Southwestern Vestibule Lunette, Hagia Sophia
Marian

Southwestern Vestibule Lunette, Hagia Sophia

Era
Middle
Medium
Mosaic

Doctrinal reflection

The Southwestern Vestibule Lunette at Hagia Sophia, dated by scholarly consensus to the late tenth century AD (commonly assigned to the reign of Basil II, c. 994–1002 AD, though precise dating remains debated), occupies the lunette above the imperial entrance door connecting the inner narthex to the nave. Executed in tesserae of gold, glass, and stone, the mosaic presents the Theotokos enthroned frontally with the Christ Child on her lap in the Hodegetria-adjacent compositional mode, flanked by two standing imperial figures identified by accompanying inscriptions. To the Virgin's right, Emperor Constantine I presents a walled model of Constantinople; to her left, Emperor Justinian I proffers a model of Hagia Sophia itself.
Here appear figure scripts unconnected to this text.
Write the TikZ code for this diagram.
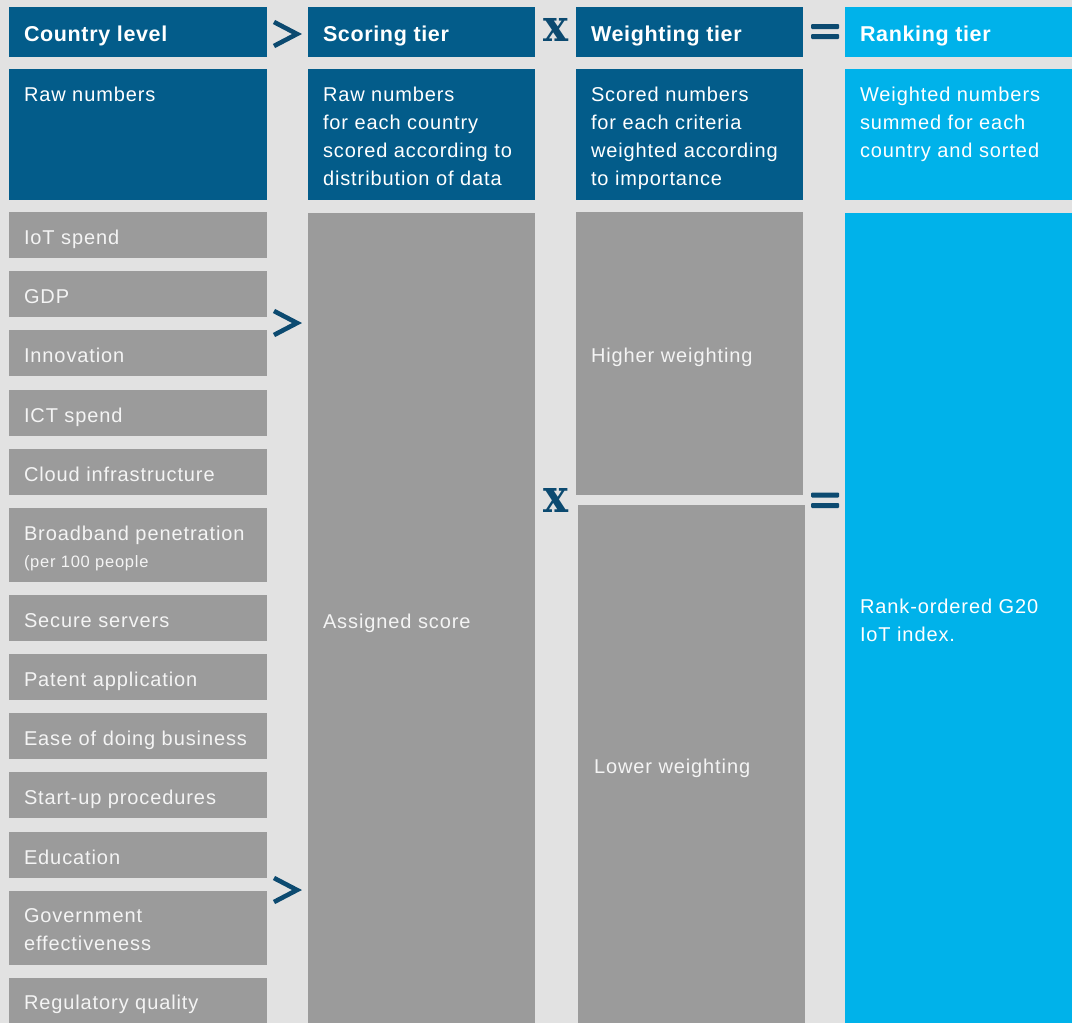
\documentclass[tikz,border=0pt]{standalone}
\usepackage{fontspec}
\setmainfont{Liberation Sans}[LetterSpace=4.5]
\newfontfamily\boldhead{Liberation Sans Bold}[LetterSpace=3]
\newfontfamily\opfont{DejaVu Serif}
\definecolor{bgc}{HTML}{E2E2E2}
\definecolor{dkb}{HTML}{035C8A}
\definecolor{ltb}{HTML}{00B2EA}
\definecolor{gry}{HTML}{9B9B9B}
\definecolor{opc}{HTML}{0C4A70}
\definecolor{wtx}{HTML}{F4F4F4}
\newcommand\mybox[6]{\node[#1, minimum width=#4pt, minimum height=#5pt, anchor=north west] (#6) at (#2,#3) {};}
\newcommand\mytxt[5]{\node[#1, anchor=north west] (#2) at (#3,#4-19.6) {\strut#5};}
\begin{document}
\begin{tikzpicture}[x=1pt,y=-1pt,
  boxbase/.style={inner sep=0pt, outer sep=0pt, draw=none},
  darkbox/.style={boxbase, fill=dkb},
  lightbox/.style={boxbase, fill=ltb},
  greybox/.style={boxbase, fill=gry},
  txt/.style={inner sep=0pt, outer sep=0pt, align=left, text=white, font=\fontsize{20}{28}\selectfont},
  gtxt/.style={txt, text=wtx},
  htxt/.style={txt, font=\fontsize{21.5}{28}\selectfont\boldhead},
  chev/.style={draw=opc, line width=4.6pt, line join=miter, line cap=butt},
  eqbar/.style={fill=opc, rounded corners=1pt}
]
\fill[bgc] (0,0) rectangle (1072,1023);
\useasboundingbox (0,0) rectangle (1072,1023);

% header row
\mybox{darkbox}{9}{7}{258}{50}{h1}
\mybox{darkbox}{308}{7}{227}{50}{h2}
\mybox{darkbox}{576}{7}{227}{50}{h3}
\mybox{lightbox}{845}{7}{227}{50}{h4}
\mytxt{htxt}{ht1}{24}{41}{Country level}
\mytxt{htxt}{ht2}{323}{41}{Scoring tier}
\mytxt{htxt}{ht3}{591}{41}{Weighting tier}
\mytxt{htxt}{ht4}{860}{41}{Ranking tier}

% description row
\mybox{darkbox}{9}{69}{258}{131}{d1}
\mybox{darkbox}{308}{69}{227}{131}{d2}
\mybox{darkbox}{576}{69}{227}{131}{d3}
\mybox{lightbox}{845}{69}{227}{131}{d4}
\mytxt{txt}{dt1}{24}{101}{Raw numbers}
\mytxt{txt}{dt2}{323}{101}{Raw numbers\\for each country\\scored according to\\distribution of data}
\mytxt{txt}{dt3}{591}{101}{Scored numbers\\for each criteria\\weighted according\\to importance}
\mytxt{txt}{dt4}{860}{101}{Weighted numbers\\summed for each\\country and sorted}

% country-level items
\mybox{greybox}{9}{212}{258}{46}{c1}
\mybox{greybox}{9}{271}{258}{46}{c2}
\mybox{greybox}{9}{330}{258}{46}{c3}
\mybox{greybox}{9}{390}{258}{46}{c4}
\mybox{greybox}{9}{449}{258}{46}{c5}
\mybox{greybox}{9}{508}{258}{74}{c6}
\mybox{greybox}{9}{595}{258}{46}{c7}
\mybox{greybox}{9}{654}{258}{46}{c8}
\mybox{greybox}{9}{713}{258}{46}{c9}
\mybox{greybox}{9}{772}{258}{46}{c10}
\mybox{greybox}{9}{832}{258}{46}{c11}
\mybox{greybox}{9}{891}{258}{74}{c12}
\mybox{greybox}{9}{978}{258}{46}{c13}
\mytxt{gtxt}{ct1}{24}{244}{IoT spend}
\mytxt{gtxt}{ct2}{24}{303}{GDP}
\mytxt{gtxt}{ct3}{24}{362}{Innovation}
\mytxt{gtxt}{ct4}{24}{422}{ICT spend}
\mytxt{gtxt}{ct5}{24}{481}{Cloud infrastructure}
\mytxt{gtxt}{ct6}{24}{540}{Broadband penetration}
\node[gtxt, font=\fontsize{16.5}{18}\selectfont, anchor=base west] (ct6b) at (24,567) {(per 100 people};
\mytxt{gtxt}{ct7}{24}{627}{Secure servers}
\mytxt{gtxt}{ct8}{24}{686}{Patent application}
\mytxt{gtxt}{ct9}{24}{745}{Ease of doing business}
\mytxt{gtxt}{ct10}{24}{804}{Start-up procedures}
\mytxt{gtxt}{ct11}{24}{864}{Education}
\mytxt{gtxt}{ct12}{24}{922}{Government\\effectiveness}
\mytxt{gtxt}{ct13}{24}{1009}{Regulatory quality}

% tall columns
\mybox{greybox}{308}{213}{227}{810}{sc}
\mybox{greybox}{576}{212}{227}{283}{wh}
\mybox{greybox}{578}{505}{227}{518}{wl}
\mybox{lightbox}{845}{213}{227}{810}{rk}
\mytxt{gtxt}{sct}{323}{628}{Assigned score}
\mytxt{gtxt}{wht}{591}{362}{Higher weighting}
\mytxt{gtxt}{wlt}{594}{773}{Lower weighting}
\mytxt{txt}{rkt}{860}{613}{Rank-ordered G20\\IoT index.}

% operators: greater-than chevrons
\draw[chev] (274,22) -- (297,34) -- (274,46);
\draw[chev] (274,311) -- (297,323) -- (274,335);
\draw[chev] (274,878) -- (297,890) -- (274,902);
% multiplication signs
\node[inner sep=0pt, text=opc, anchor=south] (x1) at (555.5,42) {\resizebox{25pt}{23pt}{\opfont\bfseries x}};
\node[inner sep=0pt, text=opc, anchor=south] (x2) at (555.5,513) {\resizebox{25pt}{24pt}{\opfont\bfseries x}};
% equals signs
\fill[eqbar] (811,24) rectangle (839,29);
\fill[eqbar] (811,34) rectangle (839,39);
\fill[eqbar] (811,492.5) rectangle (839,497.5);
\fill[eqbar] (811,503) rectangle (839,508);
\end{tikzpicture}
\end{document}
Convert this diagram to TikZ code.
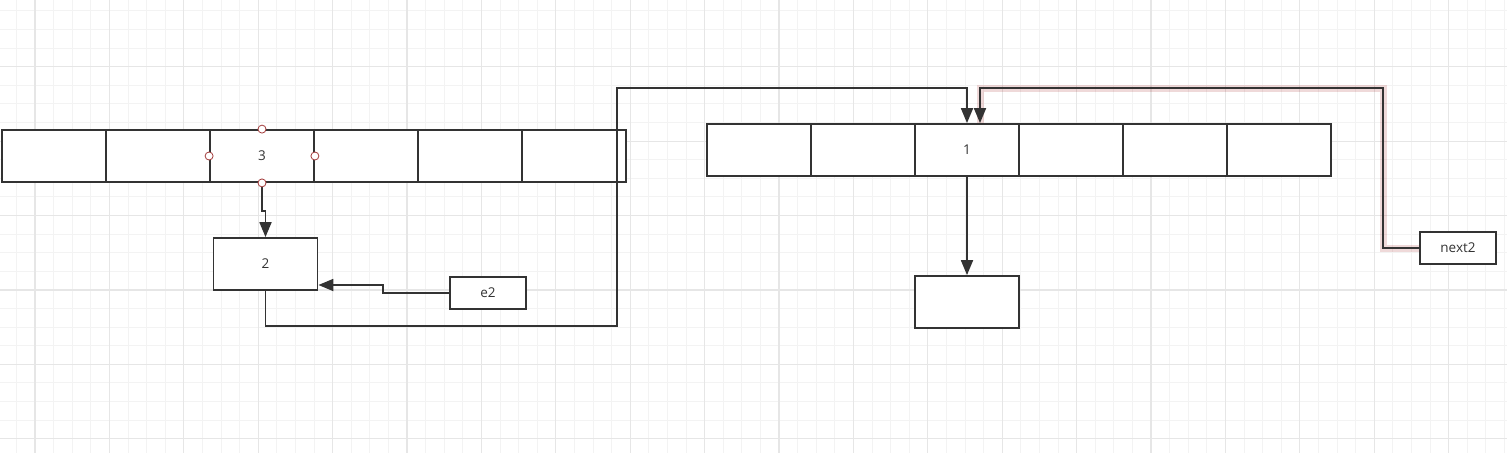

Both emperors are rendered in ceremonial loros costume, bowing slightly in proskynesis, their offerings directed toward the Virgin as divine intercessor and heavenly queen. The theological program is precise: Constantinople is framed as a Mariological foundation, the city and its principal church alike consecrated to the Theotokos as Protectress (Hypermachos Strategos). The pairing of the city's founder with its greatest church-builder conflates civic and ecclesiastical patronage into a single eschatological offering, echoing the New Jerusalem typology of Revelation. The mosaic is particularly significant for art historians as a rare survival of middle Byzantine imperial donor iconography within a palatine ecclesiastical context, and for the clarity with which it articulates the symbiosis of imperial ideology and Marian theology characteristic of the Macedonian period. Sources: Cyril Mango, Materials for the Study of the Mosaics of St. Sophia at Istanbul (1962); Robin Cormack and Ernest Hawkins, 'The Mosaics of St. Sophia at Istanbul: The Rooms above the Southwest Vestibule and Ramp,' Dumbarton Oaks Papers 31 (1977); Thomas F. Mathews, The Byzantine Churches of Istanbul (1976).